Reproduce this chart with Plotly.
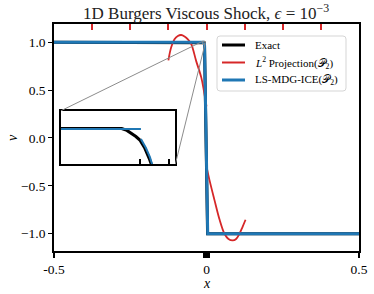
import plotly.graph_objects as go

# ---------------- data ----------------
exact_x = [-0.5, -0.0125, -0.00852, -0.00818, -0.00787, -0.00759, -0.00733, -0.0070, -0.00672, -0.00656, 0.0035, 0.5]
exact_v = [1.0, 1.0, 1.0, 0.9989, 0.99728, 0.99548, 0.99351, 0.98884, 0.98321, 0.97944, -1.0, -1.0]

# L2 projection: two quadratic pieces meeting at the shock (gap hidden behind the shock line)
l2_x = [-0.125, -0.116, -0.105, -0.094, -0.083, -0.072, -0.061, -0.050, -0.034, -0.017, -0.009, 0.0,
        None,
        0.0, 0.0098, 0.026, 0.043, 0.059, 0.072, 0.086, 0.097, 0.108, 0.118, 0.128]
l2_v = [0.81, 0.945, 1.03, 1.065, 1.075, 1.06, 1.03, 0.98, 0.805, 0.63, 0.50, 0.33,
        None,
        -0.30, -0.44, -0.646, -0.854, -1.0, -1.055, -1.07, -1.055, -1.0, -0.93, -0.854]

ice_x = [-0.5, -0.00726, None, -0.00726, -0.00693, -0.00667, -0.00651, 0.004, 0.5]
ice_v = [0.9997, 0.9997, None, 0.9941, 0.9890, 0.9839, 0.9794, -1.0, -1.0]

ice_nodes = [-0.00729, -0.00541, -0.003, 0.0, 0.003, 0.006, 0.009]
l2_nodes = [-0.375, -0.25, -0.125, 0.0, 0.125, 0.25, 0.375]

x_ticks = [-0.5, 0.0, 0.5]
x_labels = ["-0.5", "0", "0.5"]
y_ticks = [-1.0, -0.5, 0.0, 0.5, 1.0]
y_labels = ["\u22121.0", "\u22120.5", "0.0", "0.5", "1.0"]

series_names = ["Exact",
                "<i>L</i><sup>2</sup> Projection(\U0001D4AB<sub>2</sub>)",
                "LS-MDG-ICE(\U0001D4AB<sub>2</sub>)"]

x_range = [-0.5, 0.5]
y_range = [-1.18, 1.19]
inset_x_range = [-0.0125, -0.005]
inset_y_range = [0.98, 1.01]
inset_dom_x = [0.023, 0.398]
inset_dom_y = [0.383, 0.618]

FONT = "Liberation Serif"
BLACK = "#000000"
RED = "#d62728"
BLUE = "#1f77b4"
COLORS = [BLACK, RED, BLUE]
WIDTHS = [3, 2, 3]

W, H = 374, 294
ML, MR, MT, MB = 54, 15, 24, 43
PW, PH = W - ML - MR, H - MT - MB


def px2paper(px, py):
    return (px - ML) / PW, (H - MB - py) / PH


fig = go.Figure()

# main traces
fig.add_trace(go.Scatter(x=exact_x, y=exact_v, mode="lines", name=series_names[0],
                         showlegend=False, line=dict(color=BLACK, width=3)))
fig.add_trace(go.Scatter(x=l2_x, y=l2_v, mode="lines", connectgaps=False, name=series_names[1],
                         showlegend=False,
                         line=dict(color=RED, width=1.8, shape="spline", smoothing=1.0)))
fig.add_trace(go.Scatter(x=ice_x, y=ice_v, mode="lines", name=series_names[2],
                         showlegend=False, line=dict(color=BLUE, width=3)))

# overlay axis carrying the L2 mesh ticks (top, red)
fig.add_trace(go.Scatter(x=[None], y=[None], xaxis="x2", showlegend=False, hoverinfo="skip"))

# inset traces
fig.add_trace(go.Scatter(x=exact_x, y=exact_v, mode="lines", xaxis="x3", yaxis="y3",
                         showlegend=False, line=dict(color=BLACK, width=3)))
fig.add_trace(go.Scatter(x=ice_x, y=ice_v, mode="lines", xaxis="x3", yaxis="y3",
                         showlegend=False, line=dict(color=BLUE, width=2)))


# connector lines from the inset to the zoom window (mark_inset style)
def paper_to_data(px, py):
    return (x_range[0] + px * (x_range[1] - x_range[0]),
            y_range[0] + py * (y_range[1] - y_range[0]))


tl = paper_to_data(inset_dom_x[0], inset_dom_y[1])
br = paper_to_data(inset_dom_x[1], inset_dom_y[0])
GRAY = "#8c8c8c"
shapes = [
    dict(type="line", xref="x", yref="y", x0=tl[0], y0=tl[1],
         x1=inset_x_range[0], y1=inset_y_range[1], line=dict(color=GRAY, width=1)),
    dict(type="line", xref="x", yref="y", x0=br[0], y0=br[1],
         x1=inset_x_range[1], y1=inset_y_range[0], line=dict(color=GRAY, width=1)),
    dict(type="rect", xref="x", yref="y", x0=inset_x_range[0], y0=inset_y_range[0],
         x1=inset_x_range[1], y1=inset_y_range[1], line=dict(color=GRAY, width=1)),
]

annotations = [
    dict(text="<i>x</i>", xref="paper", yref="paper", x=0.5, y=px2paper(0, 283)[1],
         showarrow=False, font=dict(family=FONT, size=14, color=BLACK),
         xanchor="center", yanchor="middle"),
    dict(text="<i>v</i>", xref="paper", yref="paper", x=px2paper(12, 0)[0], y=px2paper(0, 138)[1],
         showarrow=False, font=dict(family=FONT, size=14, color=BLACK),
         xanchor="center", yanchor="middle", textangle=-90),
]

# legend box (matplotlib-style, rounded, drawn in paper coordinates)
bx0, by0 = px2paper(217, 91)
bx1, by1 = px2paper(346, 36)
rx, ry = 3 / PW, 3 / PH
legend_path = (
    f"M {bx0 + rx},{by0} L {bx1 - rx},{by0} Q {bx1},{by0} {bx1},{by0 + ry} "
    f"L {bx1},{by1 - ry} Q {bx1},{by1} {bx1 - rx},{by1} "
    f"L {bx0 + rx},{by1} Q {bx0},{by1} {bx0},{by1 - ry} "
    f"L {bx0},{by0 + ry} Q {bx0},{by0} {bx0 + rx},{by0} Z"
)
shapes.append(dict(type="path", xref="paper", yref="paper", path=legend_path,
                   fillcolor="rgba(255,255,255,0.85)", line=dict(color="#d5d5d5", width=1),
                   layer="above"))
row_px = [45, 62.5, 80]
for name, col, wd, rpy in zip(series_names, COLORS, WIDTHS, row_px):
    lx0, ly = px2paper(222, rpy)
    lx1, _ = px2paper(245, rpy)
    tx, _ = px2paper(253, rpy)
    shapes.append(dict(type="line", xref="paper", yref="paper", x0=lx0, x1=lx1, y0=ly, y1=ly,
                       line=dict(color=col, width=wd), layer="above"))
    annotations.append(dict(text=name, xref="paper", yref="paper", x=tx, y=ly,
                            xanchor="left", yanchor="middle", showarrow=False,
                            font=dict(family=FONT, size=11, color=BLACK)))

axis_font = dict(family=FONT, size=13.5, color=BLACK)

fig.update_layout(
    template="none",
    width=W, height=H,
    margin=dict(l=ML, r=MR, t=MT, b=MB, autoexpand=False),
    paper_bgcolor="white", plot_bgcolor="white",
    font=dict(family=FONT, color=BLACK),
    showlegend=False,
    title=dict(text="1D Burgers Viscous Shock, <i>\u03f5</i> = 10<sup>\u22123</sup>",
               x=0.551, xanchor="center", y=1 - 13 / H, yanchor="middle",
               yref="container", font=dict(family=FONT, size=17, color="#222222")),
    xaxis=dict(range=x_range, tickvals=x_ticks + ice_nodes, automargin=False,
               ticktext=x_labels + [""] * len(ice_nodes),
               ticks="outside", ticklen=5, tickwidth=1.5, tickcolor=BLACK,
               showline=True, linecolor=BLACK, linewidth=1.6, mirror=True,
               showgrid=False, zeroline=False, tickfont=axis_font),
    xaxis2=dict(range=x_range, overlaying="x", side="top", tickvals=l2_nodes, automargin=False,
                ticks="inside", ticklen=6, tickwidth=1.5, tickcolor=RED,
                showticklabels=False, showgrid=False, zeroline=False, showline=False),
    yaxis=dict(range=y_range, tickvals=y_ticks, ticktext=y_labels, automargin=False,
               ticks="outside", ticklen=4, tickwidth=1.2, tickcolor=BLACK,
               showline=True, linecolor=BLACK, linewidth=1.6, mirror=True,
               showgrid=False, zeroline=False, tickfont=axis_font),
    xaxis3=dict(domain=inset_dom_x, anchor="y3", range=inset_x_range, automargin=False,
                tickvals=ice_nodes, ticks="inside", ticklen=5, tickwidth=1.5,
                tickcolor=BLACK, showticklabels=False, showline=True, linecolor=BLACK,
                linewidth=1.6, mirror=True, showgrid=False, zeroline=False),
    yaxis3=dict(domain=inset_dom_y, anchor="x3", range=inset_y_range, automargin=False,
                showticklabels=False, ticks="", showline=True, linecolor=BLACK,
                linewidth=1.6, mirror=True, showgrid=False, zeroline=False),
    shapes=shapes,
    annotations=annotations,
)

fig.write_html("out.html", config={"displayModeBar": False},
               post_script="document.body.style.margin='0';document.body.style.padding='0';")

---------------

◆ Short problem
From the first line above down to the line with "0.97944, -1.0, -1.0]", reproduce every line and no others, omitting pictures.

◆ Response
Reproduce this chart with Plotly.
import plotly.graph_objects as go

# ---------------- data ----------------
exact_x = [-0.5, -0.0125, -0.00852, -0.00818, -0.00787, -0.00759, -0.00733, -0.0070, -0.00672, -0.00656, 0.0035, 0.5]
exact_v = [1.0, 1.0, 1.0, 0.9989, 0.99728, 0.99548, 0.99351, 0.98884, 0.98321, 0.97944, -1.0, -1.0]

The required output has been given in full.